In Martinsdorf, wo unsere Vorfahren gelebt haben, bereitet uns Frau Hartmann, eine alte Freundin meiner Tante Lisbeth, in ihrem traditionellen Bauernhof einen warmen Empfang und erzählt von unseren Vorfahren, die sie als Kind gekannt hat. Vor 20 Jahren hat Lisbeth mit ihren Familienforschungen begonnen.

Lange hat sie gebraucht, ein paar Angehörige davon zu überzeugen, dass so eine Reise in die Vergangenheit auch für unser gegenwärtiges Leben interessant sein könnte. Aber jetzt, bevor die letzten Spuren verwischt sind, hat sie es geschafft und wir sind endlich da: Lisbeth, vor ihrer Pensionierung eine engagierte Sozialarbeiterin, die den Verdacht hat, dass der dominante Charakter der Siebenbürger Vorfahren bis heute die männliche Nachkommenschaft prägt.

Onkel Martin, ein pensionierter Schuldirektor mit kulturwissenschaftlichem Interesse, der unserem rumänischen Chauffeur die Welt erklären will. Cousine Barbara, die im Innenministerium arbeitet und alles fotografiert, der angeheiratete Schriftsteller Peter, der sich Notizen macht und ich, die unsere Reise akustisch dokumentiert.

Die alten Höfe
Auf dem Weg zum Friedhof werden wir vom Bruder und der Schwägerin Frau Hartmanns begleitet. Sie sind nach Deutschland ausgewandert und nur zu Besuch. Bitterkeit kommt auf, als wir an den alten stattlichen Höfen der Siebenbürger Sachsen vorbeikommen, die heute von Rumänen und Zigeunern mehr schlecht als recht bewirtschaftet werden. Aber Rumänen und Zigeuner haben eben keine Verwandten in Deutschland, die ihnen Geld für die Renovierung zukommen lassen.

Das Schicksal der Siebenbürger Sachsen ist hart, aber nicht unverschuldet. Begeistert hatte sich der Großteil der deutsprachigen Minderheit in Rumänien mit Nazideutschland identifiziert, das kommunistische Regime hat sie das büßen lassen. Auch durch meine Familie geht dieser Riss.

Anhänger und Gegner Hitlers
Viele der in Siebenbürgen gebliebenen Vorfahren sind in den Sog des Nationalsozialismus geraten, die rechtzeitig Ausgewanderten waren hingegen entschiedene Gegner Hitlers. Dass diese entschiedenen Gegner Hitlers allerdings Anhänger des autoritären Ständestaats von Dollfuß waren, sorgt auf unserer Reise für Diskussionen, die bei Speis' und Trank im Hause Hartmann befriedet werden.

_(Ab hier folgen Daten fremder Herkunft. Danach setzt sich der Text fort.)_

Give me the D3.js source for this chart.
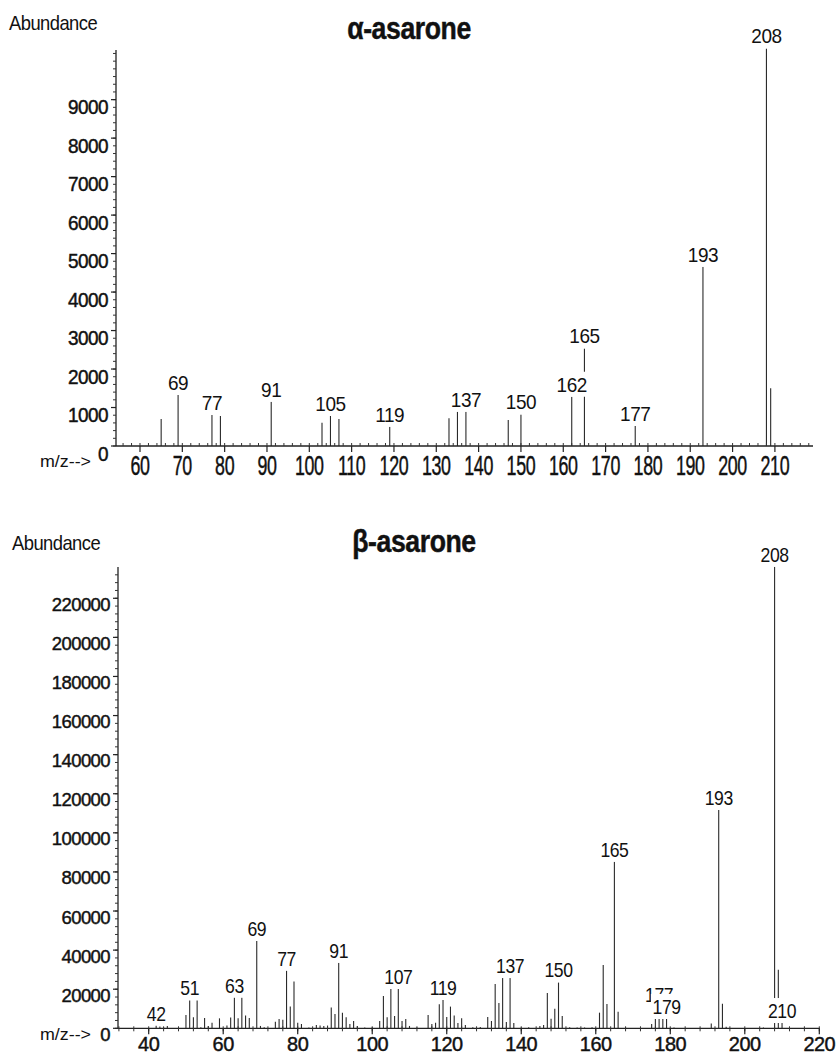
<!DOCTYPE html>
<html>
<head>
<meta charset="utf-8">
<script src="https://cdn.jsdelivr.net/npm/d3@7/dist/d3.min.js"></script>
<style>
  html, body { margin: 0; padding: 0; background: #fff; }
  svg { display: block; }
  text { font-family: "Liberation Sans", Arial, sans-serif; fill: #111; }
  text.heavy { stroke: #111; stroke-width: 0.45px; }
</style>
</head>
<body>
<svg id="chart" width="836" height="1056"></svg>
<script>
// ---------- DATA ----------
// alpha-asarone spectrum
const alphaMz = [65, 69, 77, 79, 91, 103, 105, 107, 119, 133, 135, 137, 147, 150, 162, 165, 177, 193, 208, 209];
const alphaAbundance = [700, 1325, 805, 780, 1150, 605, 780, 700, 500, 720, 890, 890, 675, 820, 1280, 2535, 520, 4655, 10330, 1500];
const alphaLabels = [69, 77, 91, 105, 119, 137, 150, 162, 165, 177, 193, 208];
const alphaXTicks = [60, 70, 80, 90, 100, 110, 120, 130, 140, 150, 160, 170, 180, 190, 200, 210];
const alphaYTicks = [0, 1000, 2000, 3000, 4000, 5000, 6000, 7000, 8000, 9000];

// beta-asarone spectrum
const betaMz = [42, 43, 44, 45, 50, 51, 52, 53, 54, 55, 56, 57, 59, 61, 62, 63, 64, 65, 66, 67, 69, 70, 71,
  74, 75, 76, 77, 78, 79, 80, 81, 83, 85, 86, 87, 88, 89, 90, 91, 92, 93, 94, 95, 96, 98, 100,
  102, 103, 104, 105, 106, 107, 108, 109, 110, 112, 115, 116, 117, 118, 119, 120, 121, 122, 123, 124, 125, 127, 129,
  131, 132, 133, 134, 135, 136, 137, 138, 140, 142, 145, 146, 147, 148, 149, 150, 151, 153, 155, 157, 159,
  161, 162, 163, 165, 166, 168, 175, 176, 177, 178, 179, 181, 191, 193, 194, 195, 205, 208, 209, 210];
const betaAbundance = [1400, 900, 600, 1200, 6800, 14300, 5600, 14300, 500, 5300, 1200, 2900, 5100, 1400, 5500, 15700, 5100, 15700, 6500, 5300, 44700, 1200, 500,
  3400, 4800, 4400, 29500, 11100, 23900, 2900, 2200, 400, 1700, 1400, 1200, 1400, 10600, 7300, 33500, 8000, 5600, 2200, 3750, 1200, 400, 500,
  3750, 16500, 5600, 20500, 6300, 20100, 3750, 4800, 1200, 400, 6800, 2200, 2900, 12300, 14500, 5800, 11100, 6500, 2700, 5100, 1700, 600, 700,
  5800, 3750, 22700, 13000, 25700, 3200, 25700, 2700, 400, 500, 1200, 1700, 18100, 4900, 10000, 23500, 6300, 500, 400, 400, 600,
  8000, 32400, 12400, 85200, 8500, 400, 2200, 4800, 4800, 4800, 4800, 400, 2400, 111700, 12600, 850, 400, 236100, 30000, 2700];
const betaLabels = [42, 51, 63, 69, 77, 91, 107, 119, 137, 150, 165, 177, 179, 193, 208, 210];
const betaXTicks = [40, 60, 80, 100, 120, 140, 160, 180, 200, 220];
const betaYTicks = [0, 20000, 40000, 60000, 80000, 100000, 120000, 140000, 160000, 180000, 200000, 220000];

// ---------- DRAWING ----------
const svg = d3.select("#chart");

function txt(g, x, y, s, o) {
  const t = g.append("text")
    .attr("transform", `translate(${x},${y}) scale(${o.sx || 1},1)`)
    .attr("text-anchor", o.anchor || "start")
    .style("font-size", o.size + "px")
    .style("font-weight", o.weight || "normal")
    .text(s);
  if (o.ls) t.style("letter-spacing", o.ls + "px");
  if (o.cls) t.attr("class", o.cls);
  return t;
}

function drawSpectrum(cfg) {
  const g = svg.append("g");
  const x = d3.scaleLinear().domain(cfg.xDomain).range(cfg.xRange);
  const y = d3.scaleLinear().domain(cfg.yDomain).range(cfg.yRange);
  const base = y(0);
  const x0 = cfg.xRange[0], x1 = cfg.xRange[1];

  // title & axis captions
  txt(g, cfg.titleX, cfg.titleY, cfg.title, { size: 31, weight: "bold", anchor: "middle", sx: 0.86, ls: -0.5, cls: "heavy" });
  txt(g, cfg.abX, cfg.abY, "Abundance", { size: 20, sx: 0.92, ls: -0.6 });
  txt(g, 40, cfg.mzY, "m/z-->", { size: 17, sx: 1.05 });

  // peaks
  const peaks = cfg.mz.map((m, i) => ({ m, v: cfg.ab[i] }));
  g.append("g").selectAll("line").data(peaks).join("line")
    .attr("x1", d => x(d.m)).attr("x2", d => x(d.m))
    .attr("y1", base).attr("y2", d => y(d.v))
    .attr("stroke", "#2a2a2a").attr("stroke-width", 1.1);

  // y axis
  g.append("line").attr("x1", x0).attr("x2", x0).attr("y1", cfg.yRange[1]).attr("y2", base)
    .attr("stroke", "#222").attr("stroke-width", 1.3);
  const yMinor = d3.range(0, cfg.yDomain[1], cfg.yMinorStep);
  g.append("g").selectAll("line").data(yMinor).join("line")
    .attr("x1", x0 - 3).attr("x2", x0).attr("y1", d => y(d)).attr("y2", d => y(d))
    .attr("stroke", "#333").attr("stroke-width", 1);
  g.append("g").selectAll("line").data(cfg.yTicks).join("line")
    .attr("x1", x0 - 5).attr("x2", x0).attr("y1", d => y(d)).attr("y2", d => y(d))
    .attr("stroke", "#222").attr("stroke-width", 1.2);
  cfg.yTicks.forEach(t => {
    txt(g, x0 - 8, y(t) + cfg.yLabDy, String(t), { size: cfg.yLabSize, anchor: "end", sx: cfg.yLabSx, ls: -0.6, cls: "heavy" });
  });

  // x axis
  g.append("line").attr("x1", x0).attr("x2", x1).attr("y1", base).attr("y2", base)
    .attr("stroke", "#222").attr("stroke-width", 1.3);
  const xMinor = d3.range(Math.ceil(cfg.xDomain[0] / cfg.xMinorStep) * cfg.xMinorStep, cfg.xDomain[1] + 0.01, cfg.xMinorStep);
  g.append("g").selectAll("line").data(xMinor).join("line")
    .attr("x1", d => x(d)).attr("x2", d => x(d))
    .attr("y1", base + cfg.minorDown).attr("y2", base - cfg.minorUp)
    .attr("stroke", "#333").attr("stroke-width", 1);
  g.append("g").selectAll("line").data(cfg.xTicks).join("line")
    .attr("x1", d => x(d)).attr("x2", d => x(d))
    .attr("y1", base).attr("y2", base + 6)
    .attr("stroke", "#222").attr("stroke-width", 1.2);
  cfg.xTicks.forEach(t => {
    txt(g, x(t), base + cfg.xLabDy, String(t), { size: cfg.xLabSize, anchor: "middle", sx: cfg.xLabSx, ls: -0.5, cls: "heavy" });
  });

  // peak labels (white box hides lines behind)
  const lab = g.append("g");
  cfg.labels.forEach(m => {
    const i = cfg.mz.indexOf(m);
    const top = y(cfg.ab[i]);
    const bl = top - 5 - (cfg.lift[m] || 0);
    const w = String(m).length * 20 * 0.556 * cfg.peakSx + 2;
    lab.append("rect")
      .attr("x", x(m) - w / 2).attr("y", bl - 20)
      .attr("width", w).attr("height", (cfg.lift[m] ? 20 : 25))
      .attr("fill", "#fff");
    txt(lab, x(m), bl, String(m), { size: 20, anchor: "middle", sx: cfg.peakSx, ls: -0.5 });
  });
}

drawSpectrum({
  title: "\u03b1-asarone", titleX: 409, titleY: 39,
  abX: 9, abY: 30, mzY: 467,
  mz: alphaMz, ab: alphaAbundance, labels: alphaLabels, lift: {},
  xDomain: [54.33, 219], xRange: [116, 813],
  yDomain: [0, 10290], yRange: [446, 50],
  xTicks: alphaXTicks, yTicks: alphaYTicks,
  yMinorStep: 200, xMinorStep: 2, minorUp: 3, minorDown: 0,
  yLabDy: 14.5, yLabSize: 20, yLabSx: 0.95,
  xLabDy: 29, xLabSize: 27, xLabSx: 0.66,
  peakSx: 0.95
});

drawSpectrum({
  title: "\u03b2-asarone", titleX: 414, titleY: 552,
  abX: 12, abY: 550, mzY: 1040,
  mz: betaMz, ab: betaAbundance, labels: betaLabels, lift: { 177: 12 },
  xDomain: [31.76, 220], xRange: [118, 819.3],
  yDomain: [0, 236000], yRange: [1028.3, 567],
  xTicks: betaXTicks, yTicks: betaYTicks,
  yMinorStep: 4000, xMinorStep: 4, minorUp: 2, minorDown: 3,
  yLabDy: 12.5, yLabSize: 18.5, yLabSx: 1.0,
  xLabDy: 23, xLabSize: 21, xLabSx: 0.95,
  peakSx: 0.88
});
</script>
</body>
</html>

Wir haben gut gegessen und getrunken, könnten noch eine Woche davon zehren. Aber dann lassen wir uns auf unserer nächsten und letzten Station in Seiden/Jidvei doch noch zu einem Abendessen überreden und das ist gut so. Hier wohnt Elisabeths Freundin Maria, die - auch das war möglich - von einem gemischtsprachig, rumänisch-deutschem Ehepaar abstammt.

Mahl mit Nachbarn
Hartes Schicksal auch hier, nach Russland verschleppte Verwandte, aber keine Ressentiments. Beim Abendmahl sind auch die Nachbarn, ein griechisch-katholisch-unierter Pfarrer samt seiner Frau und viele Freunde anwesend. Menschen unterschiedlicher Herkunft mit unterschiedlichen Konfessionen an einem Tisch.

Auch die Zigeuner gelten hier als liebenswerte, wenn auch nicht ganz verlässliche Mitbürger. Essend und trinkend feiern wir ein Fest, wie wir es noch nie erlebt haben und hauen tüchtig über die Schnur. Am nächsten Tag treten wir etwas verkatert die Heimreise an.